Exercise task: Below are entries. Give back exactly the lines from the one containing "Convert this chart to matplotlib code." through the one containing "yticks = [0, 10, 20, 30, 40, 50, 60]", inclusive, without the pictures.

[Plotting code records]
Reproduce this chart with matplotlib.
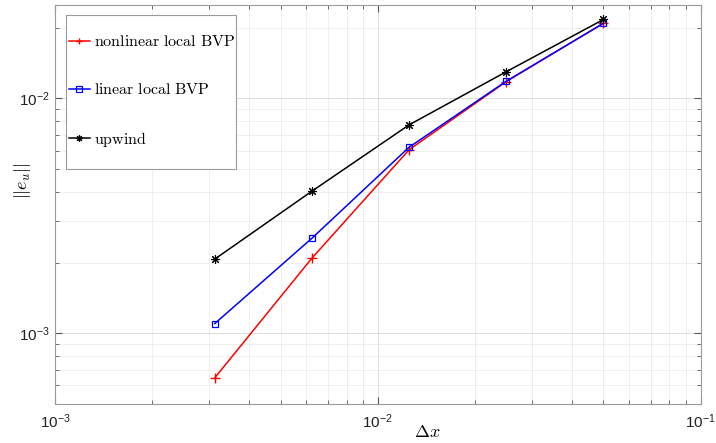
import matplotlib
matplotlib.use('Agg')
import matplotlib.pyplot as plt
from matplotlib.patches import Rectangle

plt.rcParams['font.family'] = ['Liberation Sans', 'DejaVu Sans']

# grid spacing and error norms
dx = [0.05, 0.025, 0.0125, 0.00625, 0.003125]
err_nonlinear = [0.0209, 0.0118, 0.00605, 0.00209, 0.000646]
err_linear = [0.0209, 0.01185, 0.00620, 0.00254, 0.00110]
err_upwind = [0.0217, 0.0130, 0.00772, 0.00403, 0.00207]

labels = ['nonlinear local BVP', 'linear local BVP', 'upwind']


def tex(s):
    return r'$\mathrm{%s}$' % s.replace(' ', r'\ ')


fig = plt.figure(figsize=(7.16, 4.43), dpi=100)
ax = fig.add_axes([0.0768, 0.088, 0.9018, 0.9007])

ax.loglog(dx, err_nonlinear, color='red', marker='+', markersize=6.5, lw=1.1, label=tex(labels[0]))
ax.loglog(dx, err_linear, color='blue', marker='s', markersize=5, mfc='none', mew=0.9,
          lw=1.1, label=tex(labels[1]))
ax.loglog(dx, err_upwind, color='black', marker=(8, 2, 0), markersize=6.5, mew=0.8,
          lw=1.1, label=tex(labels[2]))

ax.set_xlim(1e-3, 1e-1)
ax.set_ylim(5e-4, 2.5e-2)

ax.grid(True, which='major', color='#dcdcdc', lw=0.7)
ax.grid(True, which='minor', color='#ececec', lw=0.6)
ax.set_axisbelow(True)
ax.tick_params(which='both', direction='in', top=True, right=True, colors='#555555',
               labelcolor='#222222', labelsize=11)
ax.tick_params(which='major', length=5)
ax.tick_params(which='minor', length=3)
ax.tick_params(axis='x', pad=6)
for s in ax.spines.values():
    s.set_color('#9a9a9a')
    s.set_linewidth(0.8)

xl = ax.set_xlabel(r'$\Delta x$', fontsize=13)
xl.set_math_fontfamily('cm')
xl.set_va('center')
ax.xaxis.set_label_coords(0.576, -0.072)
yl = ax.set_ylabel(r'$||e_u||$', fontsize=13)
yl.set_math_fontfamily('cm')
yl.set_va('center')
ax.yaxis.set_label_coords(-0.05, 0.559)

# legend box drawn by hand: MATLAB pads it much more vertically than sideways
box = Rectangle((0.0166, 0.589), 0.263, 0.385, transform=ax.transAxes,
                facecolor='white', edgecolor='#9a9a9a', lw=0.8, zorder=4.5)
ax.add_patch(box)
leg = ax.legend(loc='center left', bbox_to_anchor=(0.0215, 0.783), fontsize=11.5,
                handlelength=1.3, handletextpad=0.25, labelspacing=2.05, borderpad=0,
                borderaxespad=0, frameon=False, markerscale=0.75)
for t in leg.get_texts():
    t.set_math_fontfamily('cm')

fig.savefig('out.png', dpi=100)
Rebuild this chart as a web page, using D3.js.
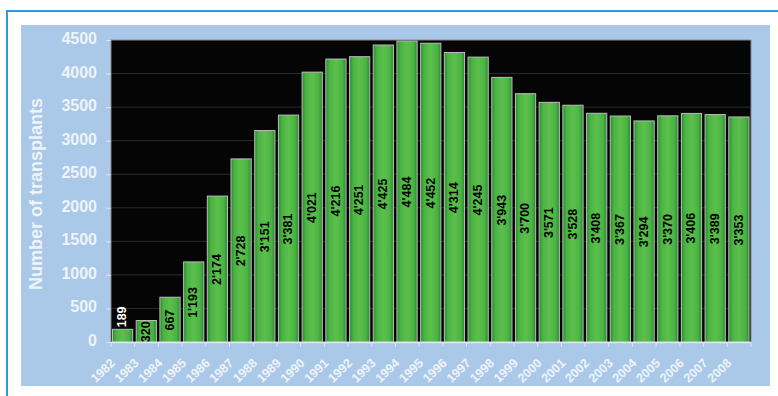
<!DOCTYPE html>
<html>
<head>
<meta charset="utf-8">
<script src="https://cdn.jsdelivr.net/npm/d3@7"></script>
<style>
  html, body { margin: 0; padding: 0; background: #fff; }
  svg { display: block; font-family: "Liberation Sans", Arial, sans-serif; }
</style>
</head>
<body>
<div id="chart"></div>
<script>
// data
const years = ['1982','1983','1984','1985','1986','1987','1988','1989','1990','1991','1992','1993','1994',
  '1995','1996','1997','1998','1999','2000','2001','2002','2003','2004','2005','2006','2007','2008'];
const transplants = [189, 320, 667, 1193, 2174, 2728, 3151, 3381, 4021, 4216, 4251, 4425, 4484,
  4452, 4314, 4245, 3943, 3700, 3571, 3528, 3408, 3367, 3294, 3370, 3406, 3389, 3353];
const yTicks = [0, 500, 1000, 1500, 2000, 2500, 3000, 3500, 4000, 4500];

const width = 778, height = 396;
const plot = { left: 111, right: 751, top: 40, bottom: 342 };

const svg = d3.select('#chart').append('svg')
  .attr('width', width)
  .attr('height', height);

// green gradient for the bars
const grad = svg.append('defs').append('linearGradient')
  .attr('id', 'barGrad')
  .attr('x1', '0%').attr('x2', '100%').attr('y1', '0%').attr('y2', '0%');
grad.append('stop').attr('offset', '0%').attr('stop-color', '#2b8a2e');
grad.append('stop').attr('offset', '18%').attr('stop-color', '#49b443');
grad.append('stop').attr('offset', '50%').attr('stop-color', '#5dbf4c');
grad.append('stop').attr('offset', '82%').attr('stop-color', '#49b443');
grad.append('stop').attr('offset', '100%').attr('stop-color', '#2b8a2e');

// outer frame and light blue panel
svg.append('rect')
  .attr('x', 7).attr('y', 11)
  .attr('width', 820).attr('height', 420)
  .style('fill', '#fff')
  .style('stroke', '#2f9bd6')
  .style('stroke-width', 2);

svg.append('rect')
  .attr('x', 21).attr('y', 25)
  .attr('width', 749).attr('height', 361)
  .style('fill', '#aac8e8');

// scales
const x = d3.scaleBand()
  .domain(years)
  .range([plot.left, plot.right])
  .padding(0);

const y = d3.scaleLinear()
  .domain([0, 4500])
  .range([plot.bottom, plot.top]);

// black plot area
svg.append('rect')
  .attr('x', plot.left).attr('y', plot.top)
  .attr('width', plot.right - plot.left)
  .attr('height', plot.bottom - plot.top)
  .style('fill', '#050505')
  .style('stroke', '#8a8a8a')
  .style('stroke-width', 1);

// faint gridlines
svg.append('g')
  .selectAll('line')
  .data(yTicks.filter(d => d > 0 && d < 4500))
  .enter()
  .append('line')
  .attr('x1', plot.left + 1)
  .attr('x2', plot.right - 1)
  .attr('y1', d => y(d))
  .attr('y2', d => y(d))
  .style('stroke', '#2c2c2c')
  .style('stroke-width', 1);

// bars
svg.append('g')
  .selectAll('rect')
  .data(years)
  .enter()
  .append('rect')
  .attr('x', d => x(d) + 1.5)
  .attr('y', (d, i) => y(transplants[i]))
  .attr('width', x.bandwidth() - 3.5)
  .attr('height', (d, i) => plot.bottom - y(transplants[i]))
  .style('fill', 'url(#barGrad)')
  .style('stroke', '#bdbdbd')
  .style('stroke-width', 1);

// value labels, rotated, centered in each bar
const fmt = v => {
  const s = String(v);
  return s.length > 3 ? s.slice(0, s.length - 3) + "'" + s.slice(-3) : s;
};

svg.append('g')
  .selectAll('text')
  .data(years)
  .enter()
  .append('text')
  .each(function (d, i) {
    const v = transplants[i];
    const cx = x(d) + x.bandwidth() / 2 - 0.5;
    const top = y(v);
    const t = d3.select(this)
      .attr('dominant-baseline', 'central')
      .style('font-size', '12.5px')
      .style('font-weight', 'bold')
      .text(fmt(v));
    const len = this.getComputedTextLength();
    if (plot.bottom - top < len - 4) {
      // very short bar: label sits above it in white
      t.attr('transform', `translate(${cx},${top - 2}) rotate(-90)`)
        .style('text-anchor', 'start')
        .style('fill', '#ffffff');
    } else {
      t.attr('transform', `translate(${cx},${(top + plot.bottom) / 2 + 0.5}) rotate(-90)`)
        .style('text-anchor', 'middle')
        .style('fill', '#000000');
    }
  });

// y axis
const yAxis = svg.append('g')
  .attr('transform', `translate(${plot.left},0)`)
  .call(d3.axisLeft(y).tickValues(yTicks).tickSize(5).tickPadding(9).tickFormat(d3.format('d')));
yAxis.select('.domain').remove();
yAxis.selectAll('line').style('stroke', '#d8e4f0');
yAxis.selectAll('text')
  .attr('dy', null)
  .attr('y', -2)
  .attr('dominant-baseline', 'central')
  .style('fill', '#eef4fa')
  .style('font-size', '16px')
  .style('font-weight', 'bold')
  .style('font-family', '"Liberation Sans", Arial, sans-serif');

// x axis: baseline, ticks between bars, rotated year labels
svg.append('line')
  .attr('x1', plot.left).attr('x2', plot.right)
  .attr('y1', plot.bottom + 0.5).attr('y2', plot.bottom + 0.5)
  .style('stroke', '#dde8f2')
  .style('stroke-width', 1.5);

svg.append('g')
  .selectAll('line')
  .data(years.concat(['end']))
  .enter()
  .append('line')
  .attr('x1', d => d === 'end' ? plot.right : x(d))
  .attr('x2', d => d === 'end' ? plot.right : x(d))
  .attr('y1', plot.bottom)
  .attr('y2', plot.bottom + 5)
  .style('stroke', '#dde8f2')
  .style('stroke-width', 1);

const xAxis = svg.append('g')
  .attr('transform', `translate(0,${plot.bottom})`)
  .call(d3.axisBottom(x).tickSize(0).tickPadding(0));
xAxis.select('.domain').remove();
xAxis.selectAll('text')
  .attr('y', 0)
  .attr('dy', null)
  .attr('transform', 'translate(-7,22) rotate(-44)')
  .style('text-anchor', 'end')
  .style('fill', '#eef4fa')
  .style('font-size', '12.5px')
  .style('font-weight', 'bold')
  .style('font-family', '"Liberation Sans", Arial, sans-serif');

// y axis title
svg.append('text')
  .attr('transform', 'translate(36,194) rotate(-90)')
  .attr('dominant-baseline', 'central')
  .style('text-anchor', 'middle')
  .style('fill', '#eef4fa')
  .style('font-size', '18px')
  .style('font-weight', 'bold')
  .text('Number of transplants');
</script>
</body>
</html>
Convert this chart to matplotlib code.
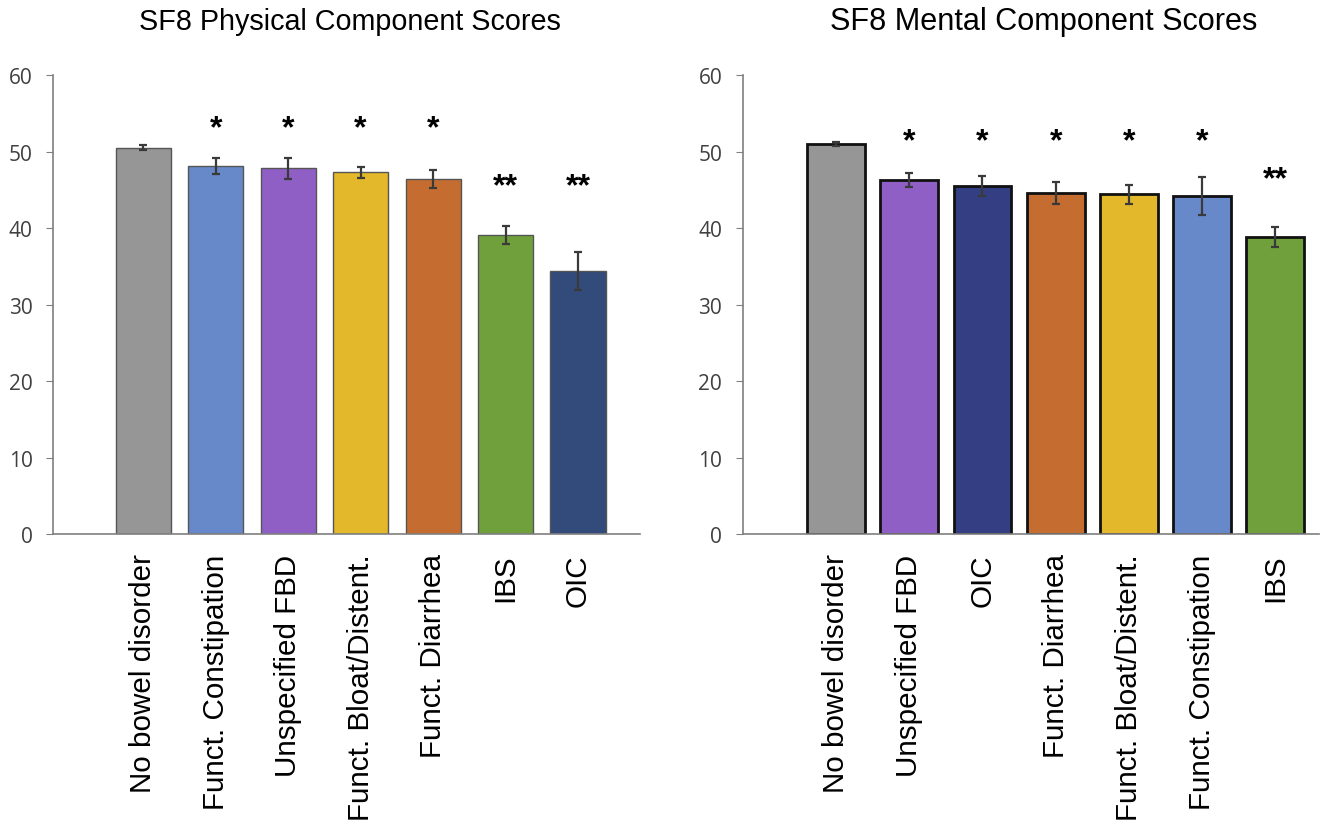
import matplotlib
matplotlib.use("Agg")
import matplotlib.pyplot as plt

plt.rcParams["font.family"] = ["Liberation Sans", "DejaVu Sans"]

# left panel: physical component scores
phys_labels = ["No bowel disorder", "Funct. Constipation", "Unspecified FBD",
               "Funct. Bloat/Distent.", "Funct. Diarrhea", "IBS", "OIC"]
phys_values = [50.5, 48.1, 47.8, 47.3, 46.4, 39.1, 34.4]
phys_err = [0.3, 1.05, 1.4, 0.7, 1.2, 1.2, 2.5]
phys_marks = ["", "*", "*", "*", "*", "**", "**"]
phys_colors = ["#969696", "#6788c9", "#8f5fc6", "#e3b82a", "#c56d31", "#70a03b", "#324b7b"]

# right panel: mental component scores
ment_labels = ["No bowel disorder", "Unspecified FBD", "OIC", "Funct. Diarrhea",
               "Funct. Bloat/Distent.", "Funct. Constipation", "IBS"]
ment_values = [51.0, 46.3, 45.5, 44.6, 44.4, 44.2, 38.8]
ment_err = [0.25, 0.9, 1.3, 1.4, 1.25, 2.45, 1.3]
ment_marks = ["", "*", "*", "*", "*", "*", "**"]
ment_colors = ["#969696", "#8f5fc6", "#333f82", "#c56d31", "#e3b82a", "#6788c9", "#70a03b"]

yticks = [0, 10, 20, 30, 40, 50, 60]


def draw_panel(ax, labels, values, err, marks, colors, edge, lw, width, xlim,
               y_one, y_two):
    x = range(len(labels))
    ax.bar(x, values, width=width, color=colors, edgecolor=edge, linewidth=lw, zorder=2)
    ax.errorbar(x, values, yerr=err, fmt="none", ecolor="#3a3a3a", elinewidth=1.6,
                capsize=3, capthick=1.6, zorder=3)
    # significance marks sit at two fixed heights
    for i, m in enumerate(marks):
        if m:
            ax.text(i, y_one if m == "*" else y_two, m, ha="center", va="center",
                    fontsize=23, fontweight="bold")
    ax.set_ylim(0, 60)
    ax.set_xlim(*xlim)
    ax.set_yticks(yticks)
    ax.set_xticks(list(x))
    ax.set_xticklabels(labels, rotation=90, fontsize=21.3)
    ax.tick_params(axis="x", length=0, pad=14)
    ax.tick_params(axis="y", length=5, color="#808080", labelsize=15, labelcolor="#404040",
                   pad=10)
    for lab in ax.get_yticklabels():
        lab.set_family(["Open Sans", "DejaVu Sans"])
    for s in ("top", "right"):
        ax.spines[s].set_visible(False)
    for s in ("left", "bottom"):
        ax.spines[s].set_color("#7f7f7f")
        ax.spines[s].set_linewidth(1.2)


fig = plt.figure(figsize=(13.34, 8.29), dpi=100)
ax1 = fig.add_axes([0.040, 0.3546, 0.440, 0.5537])
ax2 = fig.add_axes([0.557, 0.3546, 0.432, 0.5537])

draw_panel(ax1, phys_labels, phys_values, phys_err, phys_marks, phys_colors,
           "#555555", 1.0, 0.76, (-1.24, 6.86), 53.0, 45.4)
draw_panel(ax2, ment_labels, ment_values, ment_err, ment_marks, ment_colors,
           "#111111", 2.0, 0.79, (-1.27, 6.6), 51.4, 46.4)

fig.text(0.262, 0.9735, "SF8 Physical Component Scores", ha="center", va="center",
         fontsize=20.7)
fig.text(0.7826, 0.9735, "SF8 Mental Component Scores", ha="center", va="center",
         fontsize=22.1)

fig.savefig("out.png", dpi=100)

Written solution:
Convert this chart to matplotlib code.
import matplotlib
matplotlib.use("Agg")
import matplotlib.pyplot as plt

plt.rcParams["font.family"] = ["Liberation Sans", "DejaVu Sans"]

# left panel: physical component scores
phys_labels = ["No bowel disorder", "Funct. Constipation", "Unspecified FBD",
               "Funct. Bloat/Distent.", "Funct. Diarrhea", "IBS", "OIC"]
phys_values = [50.5, 48.1, 47.8, 47.3, 46.4, 39.1, 34.4]
phys_err = [0.3, 1.05, 1.4, 0.7, 1.2, 1.2, 2.5]
phys_marks = ["", "*", "*", "*", "*", "**", "**"]
phys_colors = ["#969696", "#6788c9", "#8f5fc6", "#e3b82a", "#c56d31", "#70a03b", "#324b7b"]

# right panel: mental component scores
ment_labels = ["No bowel disorder", "Unspecified FBD", "OIC", "Funct. Diarrhea",
               "Funct. Bloat/Distent.", "Funct. Constipation", "IBS"]
ment_values = [51.0, 46.3, 45.5, 44.6, 44.4, 44.2, 38.8]
ment_err = [0.25, 0.9, 1.3, 1.4, 1.25, 2.45, 1.3]
ment_marks = ["", "*", "*", "*", "*", "*", "**"]
ment_colors = ["#969696", "#8f5fc6", "#333f82", "#c56d31", "#e3b82a", "#6788c9", "#70a03b"]

yticks = [0, 10, 20, 30, 40, 50, 60]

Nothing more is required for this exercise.